- INFORMATION SUPPLIED:
Begin

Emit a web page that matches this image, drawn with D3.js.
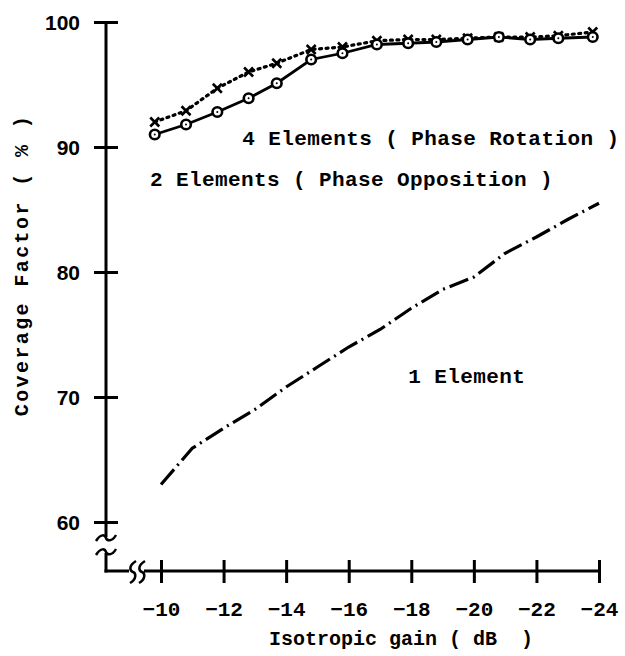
<!DOCTYPE html>
<html><head><meta charset="utf-8">
<script src="https://cdn.jsdelivr.net/npm/d3@7"></script>
<style>body{margin:0;background:#fff}svg{display:block}text{white-space:pre}</style>
</head><body>
<script>
// ---- data ----
const xTicks = [-10,-12,-14,-16,-18,-20,-22,-24];
const yTicks = [60,70,80,90,100];
// 1 Element (dash-dot)
const gain1 = [-10,-11,-12,-13,-14,-15,-16,-17,-18,-19,-20,-21,-22,-23,-24];
const cov1  = [63.0,65.9,67.5,69.0,70.8,72.4,74.0,75.4,77.1,78.6,79.6,81.5,82.8,84.2,85.5];
// 2 Elements (Phase Opposition) - solid with circles
const gain2 = [-9.8,-10.8,-11.8,-12.8,-13.7,-14.8,-15.8,-16.9,-17.9,-18.8,-19.8,-20.8,-21.8,-22.7,-23.8];
const cov2  = [91.0,91.8,92.8,93.9,95.1,97.0,97.5,98.2,98.3,98.4,98.6,98.8,98.6,98.7,98.8];
// 4 Elements (Phase Rotation) - dotted with crosses
const gain4 = [-9.8,-10.8,-11.8,-12.8,-13.7,-14.8,-15.8,-16.9,-17.9,-18.8,-19.8,-20.8,-21.8,-22.7,-23.8];
const cov4  = [92.0,92.9,94.7,96.0,96.7,97.8,98.0,98.5,98.6,98.6,98.7,98.8,98.8,98.9,99.2];
const labels = [
  {text:"4 Elements ( Phase Rotation )", g:-12.6, v:90.2},
  {text:"2 Elements ( Phase Opposition )", g:-9.65, v:86.9},
  {text:"1 Element", g:-17.9, v:71.1}
];

const W=625,H=656;
const svg=d3.select("body").append("svg").attr("width",W).attr("height",H);
const x=d3.scaleLinear().domain([-10,-24]).range([161,599]);
const y=d3.scaleLinear().domain([60,100]).range([522,22]);
const ax=106, ay=571;
const mono="'Liberation Mono', 'DejaVu Sans Mono', monospace";

// axis lines with breaks
const g=svg.append("g").attr("stroke","#000").attr("stroke-width",3).attr("fill","none");
g.append("line").attr("x1",ax).attr("x2",ax).attr("y1",y(100)).attr("y2",537);
g.append("line").attr("x1",ax).attr("x2",ax).attr("y1",553).attr("y2",ay+1.5);
g.append("line").attr("x1",ax-1.5).attr("x2",129).attr("y1",ay).attr("y2",ay);
g.append("line").attr("x1",144).attr("x2",x(-24)).attr("y1",ay).attr("y2",ay);
// break squiggles
const wavyH=(cx,cy)=>`M${cx-10},${cy+3} C${cx-5},${cy-5} ${cx-1},${cy-3} ${cx},${cy} S${cx+6},${cy+4} ${cx+10},${cy-3}`;
const wavyV=(cx,cy)=>`M${cx+3},${cy-11} C${cx-5},${cy-6} ${cx-3},${cy-1} ${cx},${cy} S${cx+4},${cy+7} ${cx-3},${cy+11}`;
g.append("path").attr("d",wavyH(ax,538)).attr("stroke-width",2.5);
g.append("path").attr("d",wavyH(ax,552)).attr("stroke-width",2.5);
g.append("path").attr("d",wavyV(133,572)).attr("stroke-width",2.5);
g.append("path").attr("d",wavyV(142,572)).attr("stroke-width",2.5);

// y axis ticks & labels
const yAxis=d3.axisLeft(y).tickValues(yTicks).tickSize(12).tickPadding(14);
const gy=svg.append("g").attr("transform",`translate(${ax},0)`).call(yAxis);
gy.select(".domain").remove();
gy.selectAll(".tick line").attr("x1",12).attr("stroke-width",3);
gy.selectAll(".tick text").attr("font-family","'Liberation Sans', Arial, sans-serif")
  .attr("font-weight","bold").attr("font-size",21).attr("fill","#000").attr("dy","0.36em");

// x axis ticks & labels
const xAxis=d3.axisBottom(x).tickValues(xTicks).tickSize(12).tickPadding(22);
const gx=svg.append("g").attr("transform",`translate(0,${ay})`).call(xAxis);
gx.select(".domain").remove();
gx.selectAll(".tick line").attr("y1",-11).attr("stroke-width",3);
gx.selectAll(".tick text").attr("font-family",mono).attr("font-weight","bold")
  .attr("font-size",21).attr("fill","#000").attr("dy","0.5em");

// titles
svg.append("text").attr("x",401).attr("y",645).attr("text-anchor","middle")
  .attr("font-family",mono).attr("font-weight","bold").attr("font-size",20)
  .text("Isotropic gain ( dB  )");
svg.append("text").attr("transform","translate(28,265) rotate(-90)").attr("text-anchor","middle")
  .attr("font-family",mono).attr("font-weight","bold").attr("font-size",20).attr("letter-spacing",2.4)
  .text("Coverage Factor ( % )");

// lines
const line=d3.line().x(d=>x(d[0])).y(d=>y(d[1]));
const d1=gain1.map((v,i)=>[v,cov1[i]]);
const d2=gain2.map((v,i)=>[v,cov2[i]]);
const d4=gain4.map((v,i)=>[v,cov4[i]]);
svg.append("path").attr("d",line(d1)).attr("fill","none").attr("stroke","#000")
  .attr("stroke-width",3.2).attr("stroke-dasharray","20,5,2,5");
svg.append("path").attr("d",line(d4)).attr("fill","none").attr("stroke","#000")
  .attr("stroke-width",3.2).attr("stroke-linecap","round").attr("stroke-dasharray","2,4.5");
svg.append("path").attr("d",line(d2)).attr("fill","none").attr("stroke","#000")
  .attr("stroke-width",2.8);
// crosses
svg.append("g").selectAll("path").data(d4).join("path")
  .attr("d",d=>{const cx=x(d[0]),cy=y(d[1]),s=4.5;return `M${cx-s},${cy-s}L${cx+s},${cy+s}M${cx+s},${cy-s}L${cx-s},${cy+s}`;})
  .attr("stroke","#000").attr("stroke-width",2.6);
// circles
svg.append("g").selectAll("circle").data(d2).join("circle")
  .attr("cx",d=>x(d[0])).attr("cy",d=>y(d[1])).attr("r",4.8)
  .attr("fill","#fff").attr("stroke","#000").attr("stroke-width",2.6);
svg.append("g").selectAll("circle").data(d2).join("circle")
  .attr("cx",d=>x(d[0])).attr("cy",d=>y(d[1])).attr("r",1).attr("fill","#000");

// series labels
svg.append("g").selectAll("text").data(labels).join("text")
  .attr("x",d=>x(d.g)).attr("y",d=>y(d.v)).attr("font-family",mono).attr("font-weight","bold")
  .attr("font-size",21).attr("letter-spacing",0.4).text(d=>d.text);
</script>
</body></html>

End

Copy out all the data exactly; skip the pictures.

Emit a web page that matches this image, drawn with D3.js.
<!DOCTYPE html>
<html><head><meta charset="utf-8">
<script src="https://cdn.jsdelivr.net/npm/d3@7"></script>
<style>body{margin:0;background:#fff}svg{display:block}text{white-space:pre}</style>
</head><body>
<script>
// ---- data ----
const xTicks = [-10,-12,-14,-16,-18,-20,-22,-24];
const yTicks = [60,70,80,90,100];
// 1 Element (dash-dot)
const gain1 = [-10,-11,-12,-13,-14,-15,-16,-17,-18,-19,-20,-21,-22,-23,-24];
const cov1  = [63.0,65.9,67.5,69.0,70.8,72.4,74.0,75.4,77.1,78.6,79.6,81.5,82.8,84.2,85.5];
// 2 Elements (Phase Opposition) - solid with circles
const gain2 = [-9.8,-10.8,-11.8,-12.8,-13.7,-14.8,-15.8,-16.9,-17.9,-18.8,-19.8,-20.8,-21.8,-22.7,-23.8];
const cov2  = [91.0,91.8,92.8,93.9,95.1,97.0,97.5,98.2,98.3,98.4,98.6,98.8,98.6,98.7,98.8];
// 4 Elements (Phase Rotation) - dotted with crosses
const gain4 = [-9.8,-10.8,-11.8,-12.8,-13.7,-14.8,-15.8,-16.9,-17.9,-18.8,-19.8,-20.8,-21.8,-22.7,-23.8];
const cov4  = [92.0,92.9,94.7,96.0,96.7,97.8,98.0,98.5,98.6,98.6,98.7,98.8,98.8,98.9,99.2];
const labels = [
  {text:"4 Elements ( Phase Rotation )", g:-12.6, v:90.2},
  {text:"2 Elements ( Phase Opposition )", g:-9.65, v:86.9},
  {text:"1 Element", g:-17.9, v:71.1}
];

const W=625,H=656;
const svg=d3.select("body").append("svg").attr("width",W).attr("height",H);
const x=d3.scaleLinear().domain([-10,-24]).range([161,599]);
const y=d3.scaleLinear().domain([60,100]).range([522,22]);
const ax=106, ay=571;
const mono="'Liberation Mono', 'DejaVu Sans Mono', monospace";

// axis lines with breaks
const g=svg.append("g").attr("stroke","#000").attr("stroke-width",3).attr("fill","none");
g.append("line").attr("x1",ax).attr("x2",ax).attr("y1",y(100)).attr("y2",537);
g.append("line").attr("x1",ax).attr("x2",ax).attr("y1",553).attr("y2",ay+1.5);
g.append("line").attr("x1",ax-1.5).attr("x2",129).attr("y1",ay).attr("y2",ay);
g.append("line").attr("x1",144).attr("x2",x(-24)).attr("y1",ay).attr("y2",ay);
// break squiggles
const wavyH=(cx,cy)=>`M${cx-10},${cy+3} C${cx-5},${cy-5} ${cx-1},${cy-3} ${cx},${cy} S${cx+6},${cy+4} ${cx+10},${cy-3}`;
const wavyV=(cx,cy)=>`M${cx+3},${cy-11} C${cx-5},${cy-6} ${cx-3},${cy-1} ${cx},${cy} S${cx+4},${cy+7} ${cx-3},${cy+11}`;
g.append("path").attr("d",wavyH(ax,538)).attr("stroke-width",2.5);
g.append("path").attr("d",wavyH(ax,552)).attr("stroke-width",2.5);
g.append("path").attr("d",wavyV(133,572)).attr("stroke-width",2.5);
g.append("path").attr("d",wavyV(142,572)).attr("stroke-width",2.5);

// y axis ticks & labels
const yAxis=d3.axisLeft(y).tickValues(yTicks).tickSize(12).tickPadding(14);
const gy=svg.append("g").attr("transform",`translate(${ax},0)`).call(yAxis);
gy.select(".domain").remove();
gy.selectAll(".tick line").attr("x1",12).attr("stroke-width",3);
gy.selectAll(".tick text").attr("font-family","'Liberation Sans', Arial, sans-serif")
  .attr("font-weight","bold").attr("font-size",21).attr("fill","#000").attr("dy","0.36em");

// x axis ticks & labels
const xAxis=d3.axisBottom(x).tickValues(xTicks).tickSize(12).tickPadding(22);
const gx=svg.append("g").attr("transform",`translate(0,${ay})`).call(xAxis);
gx.select(".domain").remove();
gx.selectAll(".tick line").attr("y1",-11).attr("stroke-width",3);
gx.selectAll(".tick text").attr("font-family",mono).attr("font-weight","bold")
  .attr("font-size",21).attr("fill","#000").attr("dy","0.5em");

// titles
svg.append("text").attr("x",401).attr("y",645).attr("text-anchor","middle")
  .attr("font-family",mono).attr("font-weight","bold").attr("font-size",20)
  .text("Isotropic gain ( dB  )");
svg.append("text").attr("transform","translate(28,265) rotate(-90)").attr("text-anchor","middle")
  .attr("font-family",mono).attr("font-weight","bold").attr("font-size",20).attr("letter-spacing",2.4)
  .text("Coverage Factor ( % )");

// lines
const line=d3.line().x(d=>x(d[0])).y(d=>y(d[1]));
const d1=gain1.map((v,i)=>[v,cov1[i]]);
const d2=gain2.map((v,i)=>[v,cov2[i]]);
const d4=gain4.map((v,i)=>[v,cov4[i]]);
svg.append("path").attr("d",line(d1)).attr("fill","none").attr("stroke","#000")
  .attr("stroke-width",3.2).attr("stroke-dasharray","20,5,2,5");
svg.append("path").attr("d",line(d4)).attr("fill","none").attr("stroke","#000")
  .attr("stroke-width",3.2).attr("stroke-linecap","round").attr("stroke-dasharray","2,4.5");
svg.append("path").attr("d",line(d2)).attr("fill","none").attr("stroke","#000")
  .attr("stroke-width",2.8);
// crosses
svg.append("g").selectAll("path").data(d4).join("path")
  .attr("d",d=>{const cx=x(d[0]),cy=y(d[1]),s=4.5;return `M${cx-s},${cy-s}L${cx+s},${cy+s}M${cx+s},${cy-s}L${cx-s},${cy+s}`;})
  .attr("stroke","#000").attr("stroke-width",2.6);
// circles
svg.append("g").selectAll("circle").data(d2).join("circle")
  .attr("cx",d=>x(d[0])).attr("cy",d=>y(d[1])).attr("r",4.8)
  .attr("fill","#fff").attr("stroke","#000").attr("stroke-width",2.6);
svg.append("g").selectAll("circle").data(d2).join("circle")
  .attr("cx",d=>x(d[0])).attr("cy",d=>y(d[1])).attr("r",1).attr("fill","#000");

// series labels
svg.append("g").selectAll("text").data(labels).join("text")
  .attr("x",d=>x(d.g)).attr("y",d=>y(d.v)).attr("font-family",mono).attr("font-weight","bold")
  .attr("font-size",21).attr("letter-spacing",0.4).text(d=>d.text);
</script>
</body></html>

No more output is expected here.